*** Provided data ***

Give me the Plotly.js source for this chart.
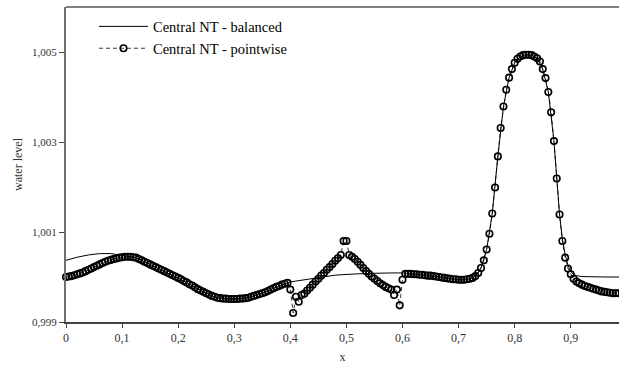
<!DOCTYPE html>
<html>
<head>
<meta charset="utf-8">
<script src="https://cdn.plot.ly/plotly-3.0.1.min.js"></script>
<style>html,body{margin:0;padding:0;background:#fff;}#chart{width:619px;height:369px;}</style>
</head>
<body>
<div id="chart"></div>
<script>
// Central NT - pointwise (markers every 0.005)
const xPointwise = [
0.000,0.005,0.010,0.015,0.020,0.025,0.030,0.035,0.040,0.045,0.050,0.055,0.060,0.065,0.070,0.075,0.080,0.085,0.090,0.095,
0.100,0.105,0.110,0.115,0.120,0.125,0.130,0.135,0.140,0.145,0.150,0.155,0.160,0.165,0.170,0.175,0.180,0.185,0.190,0.195,
0.200,0.205,0.210,0.215,0.220,0.225,0.230,0.235,0.240,0.245,0.250,0.255,0.260,0.265,0.270,0.275,0.280,0.285,0.290,0.295,
0.300,0.305,0.310,0.315,0.320,0.325,0.330,0.335,0.340,0.345,0.350,0.355,0.360,0.365,0.370,0.375,0.380,0.385,0.390,0.395,
0.400,0.405,0.410,0.415,0.420,0.425,0.430,0.435,0.440,0.445,0.450,0.455,0.460,0.465,0.470,0.475,0.480,0.485,0.490,0.495,
0.500,0.505,0.510,0.515,0.520,0.525,0.530,0.535,0.540,0.545,0.550,0.555,0.560,0.565,0.570,0.575,0.580,0.585,0.590,0.595,
0.600,0.605,0.610,0.615,0.620,0.625,0.630,0.635,0.640,0.645,0.650,0.655,0.660,0.665,0.670,0.675,0.680,0.685,0.690,0.695,
0.700,0.705,0.710,0.715,0.720,0.725,0.730,0.735,0.740,0.745,0.750,0.755,0.760,0.765,0.770,0.775,0.780,0.785,0.790,0.795,
0.800,0.805,0.810,0.815,0.820,0.825,0.830,0.835,0.840,0.845,0.850,0.855,0.860,0.865,0.870,0.875,0.880,0.885,0.890,0.895,
0.900,0.905,0.910,0.915,0.920,0.925,0.930,0.935,0.940,0.945,0.950,0.955,0.960,0.965,0.970,0.975,0.980,0.985
];
const yPointwise = [
1.00000,1.00001,1.00002,1.00004,1.00006,1.00008,1.00010,1.00013,1.00016,1.00019,1.00022,1.00025,1.00028,1.00031,1.00034,1.00036,1.00038,1.00040,1.00041,1.00043,
1.00044,1.00045,1.00045,1.00045,1.00044,1.00043,1.00040,1.00037,1.00034,1.00031,1.00028,1.00025,1.00022,1.00019,1.00016,1.00013,1.00010,1.00007,1.00004,1.00001,
0.99998,0.99995,0.99991,0.99988,0.99984,0.99981,0.99977,0.99973,0.99970,0.99967,0.99964,0.99961,0.99958,0.99956,0.99954,0.99953,0.99952,0.99952,0.99951,0.99951,
0.99951,0.99951,0.99952,0.99952,0.99953,0.99954,0.99956,0.99958,0.99960,0.99962,0.99964,0.99966,0.99969,0.99972,0.99975,0.99978,0.99980,0.99983,0.99985,0.99987,
0.99972,0.99920,0.99956,0.99945,0.99960,0.99963,0.99970,0.99976,0.99983,0.99990,0.99996,1.00003,1.00009,1.00016,1.00022,1.00029,1.00036,1.00042,1.00049,1.00080,
1.00080,1.00049,1.00045,1.00040,1.00034,1.00027,1.00020,1.00013,1.00007,1.00001,0.99996,0.99991,0.99986,0.99982,0.99978,0.99975,0.99972,0.99960,0.99972,0.99937,
0.99994,1.00007,1.00007,1.00007,1.00006,1.00006,1.00005,1.00005,1.00004,1.00003,1.00003,1.00002,1.00001,1.00000,0.99999,0.99998,0.99997,0.99996,0.99995,0.99995,
0.99994,0.99994,0.99994,0.99995,0.99996,0.99998,1.00002,1.00009,1.00020,1.00037,1.00061,1.00096,1.00141,1.00199,1.00268,1.00331,1.00379,1.00416,1.00443,1.00462,
1.00476,1.00485,1.00490,1.00493,1.00494,1.00494,1.00493,1.00490,1.00486,1.00479,1.00462,1.00442,1.00411,1.00366,1.00302,1.00219,1.00139,1.00080,1.00043,1.00019,
1.00006,0.99996,0.99990,0.99986,0.99983,0.99980,0.99978,0.99976,0.99974,0.99972,0.99970,0.99968,0.99967,0.99966,0.99965,0.99964,0.99964,0.99964
];
// Central NT - balanced (solid line)
const xBalanced = [
0.00,0.02,0.04,0.06,0.08,0.10,0.11,0.12,0.13,0.14,0.15,0.16,0.17,0.18,0.19,0.20,0.21,0.22,0.23,0.24,
0.25,0.26,0.27,0.28,0.29,0.30,0.31,0.32,0.33,0.34,0.35,0.36,0.37,0.38,0.39,0.395,0.40,0.41,0.42,0.43,
0.44,0.45,0.46,0.47,0.48,0.49,0.50,0.52,0.54,0.56,0.58,0.60,0.61,0.62,0.64,0.66,0.68,0.70,0.71,0.72,
0.73,0.74,0.75,0.76,0.77,0.78,0.79,0.80,0.81,0.82,0.83,0.84,0.85,0.86,0.87,0.88,0.885,0.89,0.895,0.90,
0.905,0.91,0.92,0.94,0.96,0.986
];
const yBalanced = [
1.00037,1.00044,1.00049,1.00052,1.00052,1.00048,1.00046,1.00044,1.00040,1.00034,1.00028,1.00022,1.00016,1.00010,1.00004,0.99998,0.99991,0.99984,0.99977,0.99970,
0.99964,0.99958,0.99954,0.99952,0.99951,0.99951,0.99952,0.99953,0.99956,0.99960,0.99964,0.99969,0.99975,0.99980,0.99985,0.99987,0.99989,0.99991,0.99993,0.99995,
0.99997,0.99999,1.00001,1.00003,1.00004,1.00005,1.00006,1.00007,1.00008,1.00009,1.00009,1.00009,1.00008,1.00006,1.00004,1.00001,0.99997,0.99994,0.99994,0.99996,
1.00002,1.00020,1.00061,1.00141,1.00268,1.00379,1.00443,1.00476,1.00490,1.00494,1.00493,1.00486,1.00462,1.00411,1.00302,1.00139,1.00085,1.00050,1.00026,1.00012,
1.00006,1.00003,1.00001,1.00000,1.00000,1.00000
];
const seriesNames = ["Central NT - balanced", "Central NT - pointwise"];
const xTickVals = [0,0.1,0.2,0.3,0.4,0.5,0.6,0.7,0.8,0.9];
const xTickText = ["0","0,1","0,2","0,3","0,4","0,5","0,6","0,7","0,8","0,9"];
const yTickVals = [0.999,1.001,1.003,1.005];
const yTickText = ["0,999","1,001","1,003","1,005"];

const serif = 'Liberation Serif, Times New Roman, serif';

const traces = [
  {x: xBalanced, y: yBalanced, name: seriesNames[0], type: 'scatter', mode: 'lines',
   line: {color: '#000', width: 1}, legendgroup: 'a'},
  {x: xPointwise, y: yPointwise, name: seriesNames[1], type: 'scatter', mode: 'lines+markers',
   line: {color: '#000', width: 0.8, dash: '4px,3px'},
   marker: {symbol: 'circle-open', size: 6.5, color: '#000', line: {color: '#000', width: 1.6}},
   legendgroup: 'b', cliponaxis: false}
];

const layout = {
  width: 619, height: 369,
  margin: {l: 66, r: 0, t: 7, b: 47},
  paper_bgcolor: '#fff', plot_bgcolor: '#fff',
  separators: ', ',
  font: {family: serif, size: 11, color: '#222'},
  showlegend: true,
  legend: {x: 0.0506, y: 0.989, xanchor: 'left', yanchor: 'top', bgcolor: 'rgba(0,0,0,0)',
           font: {family: serif, size: 14.5, color: '#000'}, itemwidth: 49,
           traceorder: 'grouped', tracegroupgap: 0},
  xaxis: {range: [0, 0.986], tickvals: xTickVals, ticktext: xTickText,
          showgrid: false, zeroline: false, showline: true, linecolor: '#444', linewidth: 1.5,
          ticks: 'outside', ticklen: 4, tickcolor: '#444', tickwidth: 1,
          tickfont: {family: serif, size: 12, color: '#333'},
          title: {text: 'x', font: {family: serif, size: 12, color: '#333'}, standoff: 8}},
  yaxis: {range: [0.999, 1.006], tickvals: yTickVals, ticktext: yTickText,
          showgrid: false, zeroline: false, showline: true, linecolor: '#707070', linewidth: 2,
          ticks: 'outside', ticklen: 5, tickcolor: '#444', tickwidth: 1,
          tickfont: {family: serif, size: 11, color: '#333'},
          title: {text: 'water level', font: {family: serif, size: 12, color: '#333'}, standoff: 7}},
  shapes: [
    {type: 'line', xref: 'paper', yref: 'paper', x0: 0, x1: 1, y0: 1, y1: 1,
     line: {color: '#808080', width: 2}}
  ]
};

Plotly.newPlot('chart', traces, layout, {displayModeBar: false, staticPlot: true});
</script>
</body>
</html>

***

* What to do: Report only the number of lines in the data above that contain "chart".

* Exercise output: 4